Speaking carefully and quietly, in a manner at odds with his reputation as one of the chief villains of the credit crunch, Mr Cassano told the Financial Crisis Inquiry Commission (FCIC) that the real story of the decline of AIG "diverges in many ways from the popular wisdom".

Earlier this year, federal prosecutors decided not pursue fraud charges against him, following a long investigation. "Accounting losses", recorded as the market value of AIG's positions collapsed, were different from the real, economic losses that the company would have had to pay out over time if it had been able to hold on to the portfolio, Mr Cassano said.

In the end, the accounting losses triggered ever-increasing demands for extra collateral, beginning in July 2007. That was when Goldman Sachs demanded $1.8bn from AIG, though it eventually reduced its demands and settled on taking $450m.

The FCIC chairman, Phil Angelides, compared the repeated demands for collateral by Goldman to "a cheetah chasing down a weak member of the herd". Goldman's chief operating officer, Gary Cohn, said its demands were based on the market values of AIG's positions, but Mr Cassano said the market had dried up and was no longer generating proper prices.

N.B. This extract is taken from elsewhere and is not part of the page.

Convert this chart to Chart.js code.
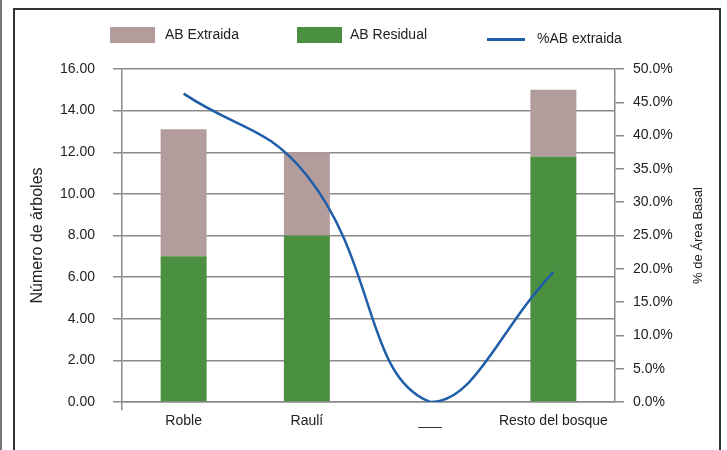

After the US government took over AIG, collateral calls started being paid in full – something which led critics to describe the takeover as a back-door bailout of Goldman and others. Mr Cassano said yesterday he wished he had still been at the firm then to fight for better terms from trading partners. "I think I would have negotiated a better deal for taxpayers," he said.

AIG had in fact been prescient about the deterioration of the mortgage market and pulled back from taking risky bets when it saw, in 2005, that loans were being extended to borrowers who were much more likely to default, Mr Cassano said.

The portfolio AIG insured before then – much of which is now in a company controlled by the US central bank, the Federal Reserve – remained sound and has already been used to pay back some of the government's bailout loans. Mr Cassano added: "It is performing through this crisis and meeting the standards we set. The portfolio is standing the test of time."

The FCIC is looking into collateralised debt obligations (CDOs) which parcelled up US mortgage debts for sale across the world and at credit default swaps, the contracts sold by AIG and others which were used to insure against CDO losses. The AIG Financial Products group was no gang of rogue traders inside AIG, Mr Cassano insisted, saying that its decisions were fully vetted by risk managers at the insurer's parent company.

Martin Sullivan, the Briton who was chief executive of AIG until the middle of 2008, told the hearing that AIG's risk management practices were "well-designed, well-staffed and well-funded".